Quote word for word the lines below, beginning with the first and ending with the one that has "from bokeh.resources import INLINE". Drop the pictures.

═══ Available data

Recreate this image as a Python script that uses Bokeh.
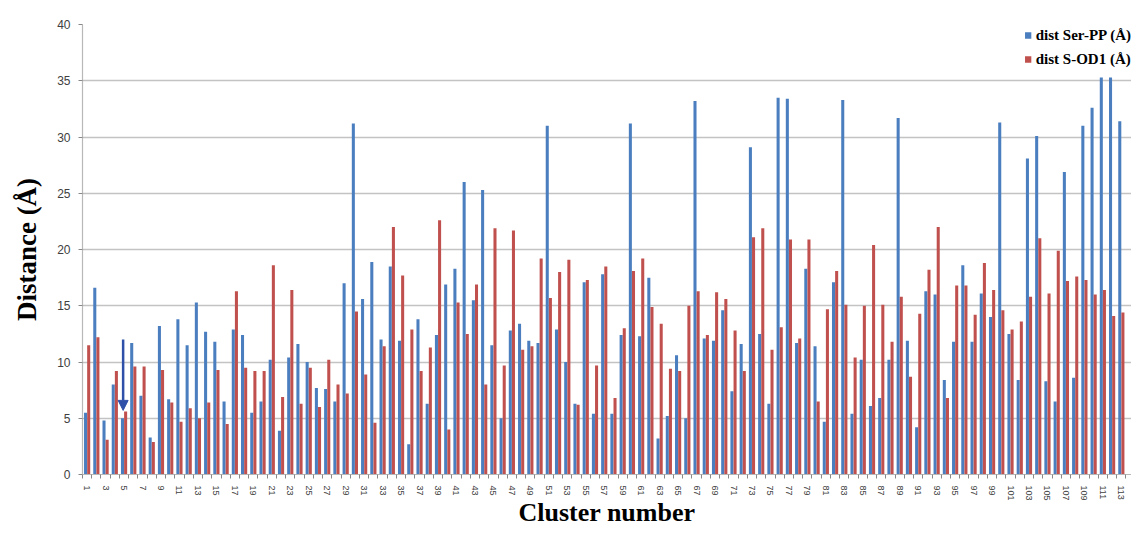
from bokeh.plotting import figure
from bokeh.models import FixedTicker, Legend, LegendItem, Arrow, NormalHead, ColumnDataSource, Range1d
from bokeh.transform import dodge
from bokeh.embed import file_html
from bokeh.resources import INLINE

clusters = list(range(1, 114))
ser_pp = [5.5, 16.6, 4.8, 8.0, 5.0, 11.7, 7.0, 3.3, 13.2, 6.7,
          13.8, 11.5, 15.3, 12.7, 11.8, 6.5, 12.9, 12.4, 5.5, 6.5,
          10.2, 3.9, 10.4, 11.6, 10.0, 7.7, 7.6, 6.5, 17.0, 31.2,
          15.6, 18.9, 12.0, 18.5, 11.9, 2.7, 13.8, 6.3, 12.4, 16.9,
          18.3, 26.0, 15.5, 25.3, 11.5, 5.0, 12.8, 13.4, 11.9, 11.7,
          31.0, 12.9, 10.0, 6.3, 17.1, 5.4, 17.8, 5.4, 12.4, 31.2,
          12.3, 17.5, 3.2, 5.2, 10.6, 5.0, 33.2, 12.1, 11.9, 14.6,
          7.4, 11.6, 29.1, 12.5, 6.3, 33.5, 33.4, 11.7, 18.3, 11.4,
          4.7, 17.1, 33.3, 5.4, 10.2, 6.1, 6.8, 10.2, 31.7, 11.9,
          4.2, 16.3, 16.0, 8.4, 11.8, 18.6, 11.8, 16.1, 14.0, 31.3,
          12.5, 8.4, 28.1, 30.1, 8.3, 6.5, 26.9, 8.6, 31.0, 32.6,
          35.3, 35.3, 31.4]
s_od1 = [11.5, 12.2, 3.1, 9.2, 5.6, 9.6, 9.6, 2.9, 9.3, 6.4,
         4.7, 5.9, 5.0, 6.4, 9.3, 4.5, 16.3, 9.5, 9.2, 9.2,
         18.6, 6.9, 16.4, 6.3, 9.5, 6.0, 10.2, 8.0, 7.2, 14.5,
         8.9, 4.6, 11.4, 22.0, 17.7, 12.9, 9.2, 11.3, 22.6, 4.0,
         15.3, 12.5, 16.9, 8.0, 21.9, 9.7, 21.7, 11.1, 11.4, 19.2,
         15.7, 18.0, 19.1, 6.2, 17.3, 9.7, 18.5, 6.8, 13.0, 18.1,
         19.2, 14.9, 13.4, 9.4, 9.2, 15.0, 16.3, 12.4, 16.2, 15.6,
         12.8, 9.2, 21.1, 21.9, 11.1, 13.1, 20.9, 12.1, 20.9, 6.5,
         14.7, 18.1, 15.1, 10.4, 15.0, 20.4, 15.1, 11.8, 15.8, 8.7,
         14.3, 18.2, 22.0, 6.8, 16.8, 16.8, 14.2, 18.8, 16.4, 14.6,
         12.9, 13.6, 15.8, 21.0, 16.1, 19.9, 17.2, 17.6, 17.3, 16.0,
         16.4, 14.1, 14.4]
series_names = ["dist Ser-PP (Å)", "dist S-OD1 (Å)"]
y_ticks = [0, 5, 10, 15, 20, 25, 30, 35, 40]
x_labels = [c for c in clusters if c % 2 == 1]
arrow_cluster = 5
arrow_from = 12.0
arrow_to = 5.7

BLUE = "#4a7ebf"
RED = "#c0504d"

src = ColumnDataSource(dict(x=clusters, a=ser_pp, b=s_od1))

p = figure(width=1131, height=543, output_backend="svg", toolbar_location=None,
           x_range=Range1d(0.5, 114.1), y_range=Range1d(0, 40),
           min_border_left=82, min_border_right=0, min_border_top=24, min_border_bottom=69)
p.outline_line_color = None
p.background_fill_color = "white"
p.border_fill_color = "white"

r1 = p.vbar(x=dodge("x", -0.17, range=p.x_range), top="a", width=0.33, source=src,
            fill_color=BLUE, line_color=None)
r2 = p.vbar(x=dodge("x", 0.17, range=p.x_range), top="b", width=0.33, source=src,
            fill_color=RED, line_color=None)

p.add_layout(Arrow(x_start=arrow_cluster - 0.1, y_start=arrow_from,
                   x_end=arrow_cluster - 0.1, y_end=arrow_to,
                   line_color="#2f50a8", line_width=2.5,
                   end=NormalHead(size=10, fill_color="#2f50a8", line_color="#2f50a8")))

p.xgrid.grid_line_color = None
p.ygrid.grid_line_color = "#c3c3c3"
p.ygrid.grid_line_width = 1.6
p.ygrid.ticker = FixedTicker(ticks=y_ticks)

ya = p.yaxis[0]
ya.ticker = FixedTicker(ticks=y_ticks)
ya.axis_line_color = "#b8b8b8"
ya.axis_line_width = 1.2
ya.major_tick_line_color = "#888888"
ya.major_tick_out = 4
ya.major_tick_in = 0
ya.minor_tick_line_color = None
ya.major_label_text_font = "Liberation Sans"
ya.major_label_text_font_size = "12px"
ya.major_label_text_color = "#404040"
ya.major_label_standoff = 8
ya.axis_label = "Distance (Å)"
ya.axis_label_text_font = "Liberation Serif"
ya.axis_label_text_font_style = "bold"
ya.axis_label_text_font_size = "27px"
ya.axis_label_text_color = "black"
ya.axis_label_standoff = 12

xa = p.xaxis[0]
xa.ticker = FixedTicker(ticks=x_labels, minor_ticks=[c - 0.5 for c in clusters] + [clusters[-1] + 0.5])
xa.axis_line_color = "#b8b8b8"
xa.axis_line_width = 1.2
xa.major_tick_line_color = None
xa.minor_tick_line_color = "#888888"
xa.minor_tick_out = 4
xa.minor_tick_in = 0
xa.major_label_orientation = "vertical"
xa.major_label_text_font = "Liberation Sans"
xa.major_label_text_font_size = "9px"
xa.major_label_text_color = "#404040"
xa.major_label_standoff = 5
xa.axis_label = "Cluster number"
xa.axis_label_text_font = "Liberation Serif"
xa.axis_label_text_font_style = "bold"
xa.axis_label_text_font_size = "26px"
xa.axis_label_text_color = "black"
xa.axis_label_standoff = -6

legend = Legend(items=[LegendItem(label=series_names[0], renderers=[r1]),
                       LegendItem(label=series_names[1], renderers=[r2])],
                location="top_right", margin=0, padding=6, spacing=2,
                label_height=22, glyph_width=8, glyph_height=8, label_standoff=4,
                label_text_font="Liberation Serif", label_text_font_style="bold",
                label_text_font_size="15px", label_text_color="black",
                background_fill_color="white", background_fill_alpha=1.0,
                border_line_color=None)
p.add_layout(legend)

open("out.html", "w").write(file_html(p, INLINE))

══════

» **Final result**
Recreate this image as a Python script that uses Bokeh.
from bokeh.plotting import figure
from bokeh.models import FixedTicker, Legend, LegendItem, Arrow, NormalHead, ColumnDataSource, Range1d
from bokeh.transform import dodge
from bokeh.embed import file_html
from bokeh.resources import INLINE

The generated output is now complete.